Inventories did in fact decline from a peak in April through July as refineries increased throughput for the summer driving season. Crude oil prices spiked from the lower $40s in early March to reach $60/bbl by early May.
But then shale oil production proved to be more resilient than most expected, and in late summer inventories once more began to rise. In October they eclipsed the levels set in April and continued to rise from there. The only saving grace was that new storage capacity continued to increase as well.
The inventory situation today, however, looks worse than it did a year ago.
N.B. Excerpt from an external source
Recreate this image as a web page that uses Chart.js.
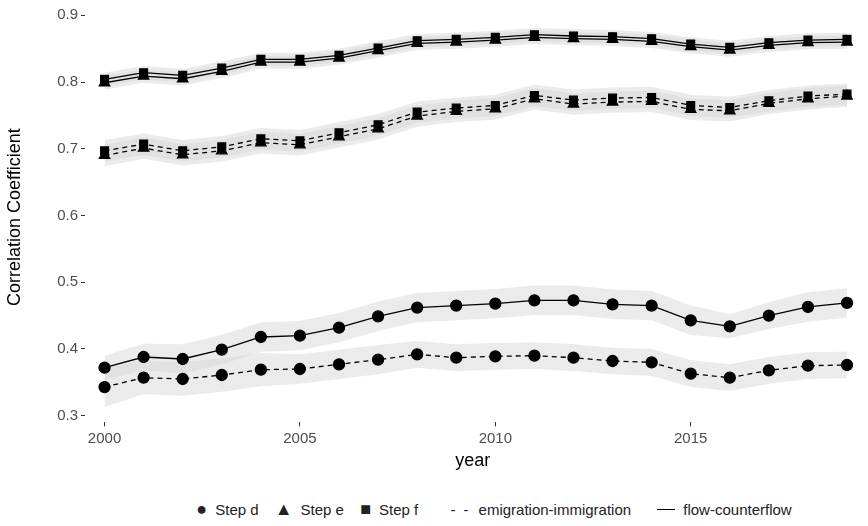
<!DOCTYPE html><html><head><meta charset="utf-8">
<script src="https://cdn.jsdelivr.net/npm/chart.js@4.4.0/dist/chart.umd.min.js"></script>
<style>body{margin:0;background:#fff;font-family:"Liberation Sans",Arial,sans-serif}
#w{position:relative;width:868px;height:526px}
#lg{position:absolute;left:0;top:499px;width:868px;text-align:center;font-size:15px;color:#222;white-space:nowrap}
#lg span{display:inline-block;vertical-align:middle}
</style></head><body><div id="w"><canvas id="c" width="868" height="476"></canvas>
<div id="lg">
<span style="margin-left:120px;font-size:18px">●</span><span style="margin:0 12px 0 8px">Step d</span>
<span style="font-size:18px">▲</span><span style="margin:0 12px 0 8px">Step e</span>
<span style="font-size:18px">■</span><span style="margin:0 28px 0 8px">Step f</span>
<span style="letter-spacing:2px">- -</span><span style="margin:0 22px 0 8px">emigration-immigration</span>
<span style="display:inline-block;width:18px;border-top:1.5px solid #000"></span><span style="margin-left:8px">flow-counterflow</span>
</div></div>
<script>
const years=[2000,2001,2002,2003,2004,2005,2006,2007,2008,2009,2010,2011,2012,2013,2014,2015,2016,2017,2018,2019];
const dFlow=[0.372,0.388,0.385,0.399,0.418,0.420,0.432,0.449,0.462,0.465,0.468,0.473,0.473,0.467,0.465,0.443,0.434,0.450,0.463,0.469];
const dEmig=[0.343,0.357,0.355,0.361,0.369,0.370,0.377,0.384,0.392,0.387,0.389,0.390,0.387,0.382,0.380,0.363,0.357,0.368,0.375,0.376];
const fFlow=[0.804,0.814,0.810,0.821,0.834,0.834,0.840,0.851,0.862,0.864,0.867,0.871,0.869,0.868,0.865,0.857,0.852,0.859,0.863,0.864];
const eFlow=[0.799,0.809,0.805,0.816,0.830,0.830,0.836,0.847,0.858,0.860,0.863,0.867,0.865,0.864,0.861,0.853,0.848,0.855,0.859,0.860];
const fEmig=[0.697,0.707,0.697,0.703,0.715,0.712,0.724,0.736,0.755,0.761,0.765,0.780,0.773,0.776,0.777,0.765,0.762,0.772,0.779,0.782];
const eEmig=[0.690,0.701,0.691,0.697,0.709,0.706,0.718,0.730,0.749,0.756,0.760,0.775,0.767,0.770,0.771,0.759,0.757,0.768,0.775,0.779];
const dFlowHalf=[0.018,0.02,0.022,0.022,0.022,0.022,0.022,0.022,0.022,0.022,0.022,0.022,0.022,0.022,0.022,0.022,0.018,0.02,0.022,0.022];
const dEmigHalf=[0.03,0.025,0.025,0.025,0.025,0.022,0.022,0.022,0.02,0.02,0.02,0.02,0.02,0.02,0.02,0.02,0.02,0.02,0.02,0.02];
const topFlowHalf=0.01, topEmigHalf=0.016;
const yTicks=[0.3,0.4,0.5,0.6,0.7,0.8,0.9];
const xTicks=[2000,2005,2010,2015];
const pts=a=>a.map((v,i)=>({x:years[i],y:v}));
const band='rgba(215,215,215,0.5)';
function ribbon(vals,half){const h=i=>Array.isArray(half)?half[i]:half;return [
 {data:vals.map((v,i)=>({x:years[i],y:v-h(i)})),borderWidth:0,pointRadius:0,fill:false,order:10,clip:false},
 {data:vals.map((v,i)=>({x:years[i],y:v+h(i)})),borderWidth:0,pointRadius:0,fill:'-1',backgroundColor:band,order:10,clip:false}];}
function line(vals,style,dash){return {data:pts(vals),borderColor:'#000',borderWidth:1.3,borderDash:dash?[5,4]:[],pointStyle:style,pointRadius:style==='triangle'?6:5.5,pointBackgroundColor:'#000',pointBorderColor:'#000',fill:false,order:0,clip:false};}
const ds=[...ribbon(dFlow,dFlowHalf),...ribbon(dEmig,dEmigHalf),...ribbon(fFlow,topFlowHalf),...ribbon(eFlow,topFlowHalf),...ribbon(fEmig,topEmigHalf),...ribbon(eEmig,topEmigHalf),
 line(dFlow,'circle',false),line(dEmig,'circle',true),line(eFlow,'triangle',false),line(fFlow,'rect',false),line(eEmig,'triangle',true),line(fEmig,'rect',true)];
const tc='#4d4d4d';
new Chart(document.getElementById('c'),{type:'line',data:{datasets:ds},options:{responsive:false,animation:false,
 layout:{padding:{top:7,right:0,bottom:0,left:0}},
 plugins:{legend:{display:false},tooltip:{enabled:false}},
 scales:{x:{type:'linear',min:1999.5,max:2019.35,afterBuildTicks:a=>{a.ticks=xTicks.map(v=>({value:v}));},
   grid:{display:true,drawOnChartArea:false,drawTicks:true,tickLength:4,tickColor:'#333'},border:{display:false},
   ticks:{color:tc,font:{size:15},padding:3,callback:v=>v},title:{display:true,text:'year',color:'#000',font:{size:18},padding:{top:0}}},
  y:{min:0.29,max:0.905,afterBuildTicks:a=>{a.ticks=yTicks.map(v=>({value:v}));},afterFit:s=>{s.width=85;},
   grid:{display:true,drawOnChartArea:false,drawTicks:true,tickLength:4,tickColor:'#333'},border:{display:false},
   ticks:{color:tc,font:{size:15},padding:3,callback:v=>v.toFixed(1)},title:{display:true,text:'Correlation Coefficient',color:'#000',font:{size:18},padding:{bottom:4}}}}}});
</script></body></html>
It’s not only a U.S. phenomenon, as the International Energy Agency (IEA) recently noted:
“Global inventories rose by a notional 1 billion barrels in 2014-15 with the fundamentals suggesting a further build of 285 mb over the course of 2016. Despite significant capacity expansions over 2016, this stock build will put storage infrastructure under pressure and could see floating storage become profitable.”
But it isn’t only floating storage that looks profitable at the moment. Inventories are very high at Cushing, Oklahoma, which is the country’s most important storage hub as well as the designated point of delivery for the commodity’s New York Mercantile Exchange’s futures contracts. The tight capacity means that business is good for companies that own storage infrastructure assets in Cushing.
In April 2015, Cushing stocks reached an all-time record level of 62.2 million barrels, but they then declined through September to 53.4 million barrels. Since then they have again been on the rise, hitting 64.7 million barrels last month. Part of the reason is that the market has been in contango, a condition in which the more distant futures contracts are priced above those expiring soonest. Contango makes it profitable for producers to store crude oil for later delivery.
Which companies have a major storage presence in Cushing?
According to a list recently compiled by the Tulsa World, the eight largest storage providers in Cushing are:
- Enbridge Energy Partners (NYSE: EEP) – 20 million barrels (mb) of storage
- Plains GP Holdings (NYSE: PAGP) – 20 mb
- Magellan Midstream Partners (NYSE: MMP) – 12 mb
- Rose Rock Midstream (NYSE: RRMS) – 7.6 mb
- Blueknight Energy Partners (NASDAQ: BKEP) – 6.6 mb
- NGL Energy Partners (NYSE: NGL) – 4.1 mb
- CVR Refining (NYSE: CVRR) – 3.8 mb
- Enterprise Products Partners (NYSE: EPD) – 3.3 mb
Others, including TransCanada (NYSE: TRP) and Sunoco Logistics (NYSE: SXL), account for another 3 mb of storage capacity in the aggregate.
As was the case last year, we will likely see a peak in inventories over the next month or so ahead of summer driving season. But until we begin to see some substantial declines in U.S. shale oil production, inventories in Cushing are likely to remain high — to the benefit of the above-listed companies.